Mon National Day is celebrated in Burma
February 22, 2008
Loa Htaw, IMNA,
Ten birds were released in Mudon Township, Mon state, on the 61st annual Mon National Day (MND). The birds were a symbol of peace for everyone in the world, said Mon people who attended the celebration.
“We want every life in the world to have peace,” said Dr. Soe Lin, the chairman of Central Celebrating Committee of the Mon National Day (CCCMND), which was responsible for releasing the birds. Dr. Soe Lin is also secretary of the Mon National Democratic Front and a former political prisoner. He added that the birds represented an especially important symbol of peace for people in Burma right now, pointing to recent assassinations of opposition leaders in Pakistan and the Karen National Union in Karen state, Burma. “We don’t want others in Burma to see a similar fate,” he said.
The birds were released in Mudon Township, and while 2008 marked the 61st MND, it also marked the first time Mudon Township acted as a central celebration place. About twenty community leaders from each township also attended the central MND celebration.
“Mon people have to struggle for themselves to exercise their right to self-determination,” said Dr. Soe Lin at the celebration. “On this 61st anniversary Mon National Day our people have experienced both happiness and dissatisfaction and continue to face difficulties in our future,” he said. “We have to pass through the difficulties with the unity and strength of a people together, not as individuals alone,” he added.
Before this MND youth were able to actively take part in preparations, selling national day lottery tickets and Mon flags as fundraisers across Mon state. The CCCMND has always encouraged Mon youth to take part in national activities.
Until this year the junta had restricted the participation of Mon youth, limiting travel and banning the sale of lottery tickets and Mon flags.
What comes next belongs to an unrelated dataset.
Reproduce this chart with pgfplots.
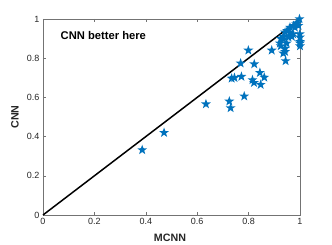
\documentclass[border=0pt]{standalone}
\usepackage{pgfplots}
\pgfplotsset{compat=1.18}
\usepackage{fontspec}
\setmainfont{Liberation Sans}
\definecolor{mblue}{RGB}{0,114,189}
\definecolor{axgray}{RGB}{38,38,38}
\pgfdeclareplotmark{pstar}{%
\pgfpathmoveto{\pgfpointpolar{90}{\pgfplotmarksize}}%
\pgfpathlineto{\pgfpointpolar{126}{0.4\pgfplotmarksize}}%
\pgfpathlineto{\pgfpointpolar{162}{\pgfplotmarksize}}%
\pgfpathlineto{\pgfpointpolar{198}{0.4\pgfplotmarksize}}%
\pgfpathlineto{\pgfpointpolar{234}{\pgfplotmarksize}}%
\pgfpathlineto{\pgfpointpolar{270}{0.4\pgfplotmarksize}}%
\pgfpathlineto{\pgfpointpolar{306}{\pgfplotmarksize}}%
\pgfpathlineto{\pgfpointpolar{342}{0.4\pgfplotmarksize}}%
\pgfpathlineto{\pgfpointpolar{18}{\pgfplotmarksize}}%
\pgfpathlineto{\pgfpointpolar{54}{0.4\pgfplotmarksize}}%
\pgfpathclose
\pgfusepathqfill}
\pgfplotstableread{
x y
0.386 0.332
0.471 0.420
0.634 0.566
0.725 0.580
0.730 0.546
0.783 0.606
0.734 0.697
0.745 0.700
0.772 0.706
0.769 0.774
0.799 0.840
0.822 0.770
0.815 0.689
0.821 0.675
0.844 0.726
0.861 0.702
0.847 0.665
0.890 0.840
0.944 0.786
0.925 0.862
0.935 0.825
0.942 0.850
0.922 0.876
0.948 0.876
0.942 0.833
0.935 0.898
0.955 0.907
0.942 0.932
0.961 0.957
0.980 0.957
0.973 0.923
0.968 0.910
0.935 0.910
0.999 0.923
1.000 0.907
1.000 0.884
1.000 0.862
1.000 0.876
0.998 1.000
0.994 0.966
0.990 0.980
0.985 0.975
0.950 0.940
0.960 0.930
0.975 0.965
0.925 0.900
}\datatab
\begin{document}
\begin{tikzpicture}
\useasboundingbox (-43pt,-30pt) rectangle (289pt,215pt);
\begin{axis}[
  scale only axis, width=257pt, height=196pt,
  at={(0,0)}, anchor=south west,
  xmin=0, xmax=1, ymin=0, ymax=1,
  xtick={0,0.2,0.4,0.6,0.8,1}, ytick={0,0.2,0.4,0.6,0.8,1},
  xticklabels={0,0.2,0.4,0.6,0.8,1}, yticklabels={0,0.2,0.4,0.6,0.8,1},
  tick align=inside, major tick length=3pt,
  axis line style={black!55, line width=0.5pt},
  every tick/.style={black!55, line width=0.5pt},
  tick label style={font=\fontsize{9}{10}\selectfont, text=axgray},
  /pgf/number format/assume math mode=true,
  xlabel={MCNN}, ylabel={CNN},
  label style={font=\fontsize{10.7}{12}\selectfont\bfseries, text=axgray},
  xlabel style={at={(axis description cs:0.494,-0.117)}, anchor=center},
  ylabel style={at={(axis description cs:-0.109,0.5)}, anchor=center},
  clip=false,
]
\addplot[only marks, mark=pstar, mark size=5.2pt, mblue] table[x=x,y=y] {\datatab};
\addplot[black, line width=1.5pt] coordinates {(0,0) (1,1)};
\node[anchor=west, font=\fontsize{11.2}{13}\selectfont\bfseries, text=black] at (axis description cs:0.055,0.918) {CNN better here};
\end{axis}
\end{tikzpicture}
\end{document}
But MND is still not an official Burmese holiday, and Mon students in grades six to nine had to spend the day taking exams.
A teacher teaching Basic Education in Moulmein said that the order came from higher authorities through the Mon State Education Department. The teacher said that he did not think it was a coincidence that the exams were scheduled on MND. The order said no schools could close on February 22nd and schools in rural areas would spend the day taking the test. The fact that the order specifically targeted rural schools is a fair indicator of the true motivation for the policy, as it is rural areas that show the strongest interest in Mon national issues.
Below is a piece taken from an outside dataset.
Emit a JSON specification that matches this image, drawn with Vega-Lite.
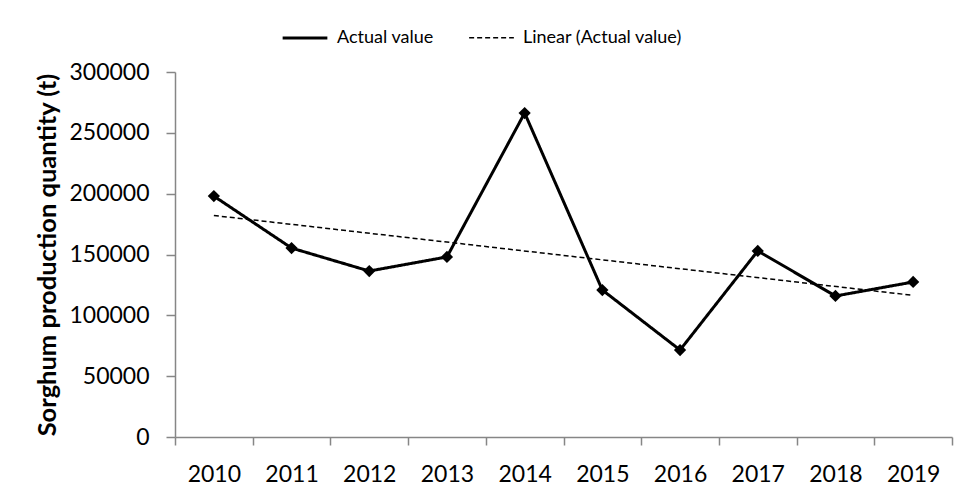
{
  "$schema": "https://vega.github.io/schema/vega-lite/v6.json",
  "autosize": "none",
  "width": 777,
  "height": 365,
  "padding": {"left": 175, "top": 72, "right": 11, "bottom": 61},
  "background": "white",
  "config": {
    "view": {"stroke": null},
    "font": "Lato",
    "axis": {"grid": false, "domainColor": "#868686", "tickColor": "#868686", "labelColor": "black", "titleColor": "black", "labelFont": "Lato", "titleFont": "Lato"}
  },
  "data": {
    "values": [
      {"year": "2010", "value": 198000, "series": "Actual value"},
      {"year": "2011", "value": 155300, "series": "Actual value"},
      {"year": "2012", "value": 136400, "series": "Actual value"},
      {"year": "2013", "value": 148000, "series": "Actual value"},
      {"year": "2014", "value": 266300, "series": "Actual value"},
      {"year": "2015", "value": 120800, "series": "Actual value"},
      {"year": "2016", "value": 71500, "series": "Actual value"},
      {"year": "2017", "value": 152900, "series": "Actual value"},
      {"year": "2018", "value": 115900, "series": "Actual value"},
      {"year": "2019", "value": 127400, "series": "Actual value"},
      {"year": "2010", "value": 182078, "series": "Linear (Actual value)"},
      {"year": "2019", "value": 116422, "series": "Linear (Actual value)"}
    ]
  },
  "encoding": {
    "x": {
      "field": "year", "type": "ordinal",
      "scale": {"type": "band", "paddingInner": 0, "paddingOuter": 0, "domain": ["2010","2011","2012","2013","2014","2015","2016","2017","2018","2019"]},
      "axis": {"title": null, "labelAngle": 0, "labelFontSize": 23, "tickBand": "extent", "tickSize": 8, "labelPadding": 18, "domainWidth": 1.5, "tickWidth": 1.5}
    },
    "y": {
      "field": "value", "type": "quantitative",
      "scale": {"domain": [0, 300000], "nice": false},
      "axis": {"title": "Sorghum production quantity (t)", "titleFontSize": 25.5, "titleFontWeight": "bold", "titlePadding": 8, "values": [0, 50000, 100000, 150000, 200000, 250000, 300000], "format": "d", "labelFontSize": 23, "tickSize": 9, "labelPadding": 17, "domainWidth": 1.5, "tickWidth": 1.5}
    }
  },
  "layer": [
    {
      "mark": {"type": "line", "color": "black", "strokeJoin": "round"},
      "encoding": {
        "strokeDash": {
          "field": "series", "type": "nominal",
          "scale": {"domain": ["Actual value", "Linear (Actual value)"], "range": [[1, 0], [5, 3]]},
          "legend": {"title": null, "orient": "none", "legendX": 106, "legendY": -58, "direction": "horizontal", "symbolType": "stroke", "symbolSize": 2000, "labelFontSize": 18, "labelColor": "black", "columnPadding": 32, "symbolStrokeColor": "black", "labelOffset": 8}
        },
        "strokeWidth": {
          "field": "series", "type": "nominal",
          "scale": {"domain": ["Actual value", "Linear (Actual value)"], "range": [3, 1.5]},
          "legend": {"title": null, "orient": "none", "legendX": 106, "legendY": -58, "direction": "horizontal", "symbolType": "stroke", "symbolSize": 2000, "labelFontSize": 18, "labelColor": "black", "columnPadding": 32, "symbolStrokeColor": "black", "labelOffset": 8}
        }
      }
    },
    {
      "transform": [{"filter": "datum.series === 'Actual value'"}],
      "mark": {"type": "point", "shape": "diamond", "filled": true, "color": "black", "size": 150, "opacity": 1}
    }
  ]
}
Students at the Kamawet Village high school, Mudon Township, attended school but wore Mon national dress in protest, said witnesses in the area. Students are banned from wearing Mon national dress in junta schools and the act served as a strong statement of the student’s anger at being prevented from attending the MND celebration.
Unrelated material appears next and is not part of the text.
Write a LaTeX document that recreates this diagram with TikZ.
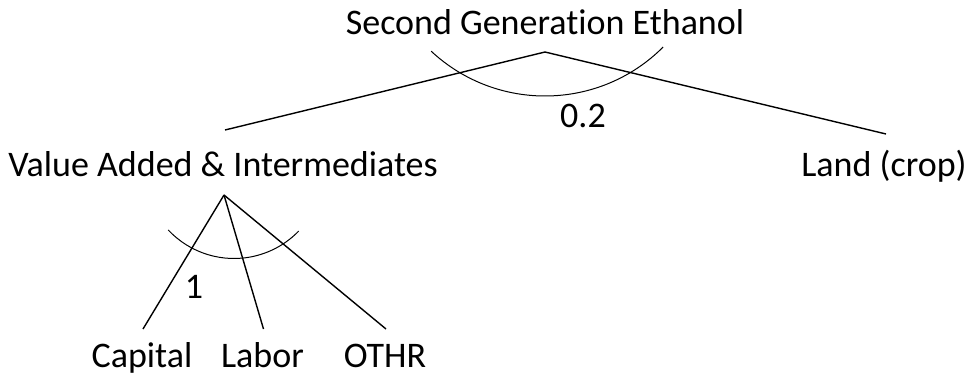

In spite of the junta’s quiet attempts to undermine the festival, many felt MND was a success. “This year more people celebrated Mon National Day and almost all of them held Mon flags as they marched during the celebrations,” Dr. Soe Lin said. “Almost all the clothes stores in Mon state ran out of Mon national dress.”
The CCCMND held MND celebrations in nineteen townships and villages in Mon and Karen state, as well as several places where there are strong Mon communities, including Pegu and Rangoon. The New Mon State Party (NMSP) also celebrated MND in areas under its control in Moulmein, Tha-ton and Tavoy districts and the Thai-Burma border area near Three Pagoda Pass Township, Palaing Japan village.
MND traditionally falls on the first waning of Maigh, the ninth month in the Mon lunar calendar, February 22nd in the Gregorian calendar. The first MND was held in 1947 in honor of the founding of the Hongsawatoi, Mon Kingdom in 1116 of the Buddhist Era, 573 AD, in what is now the Pegu division of Southeastern Burma.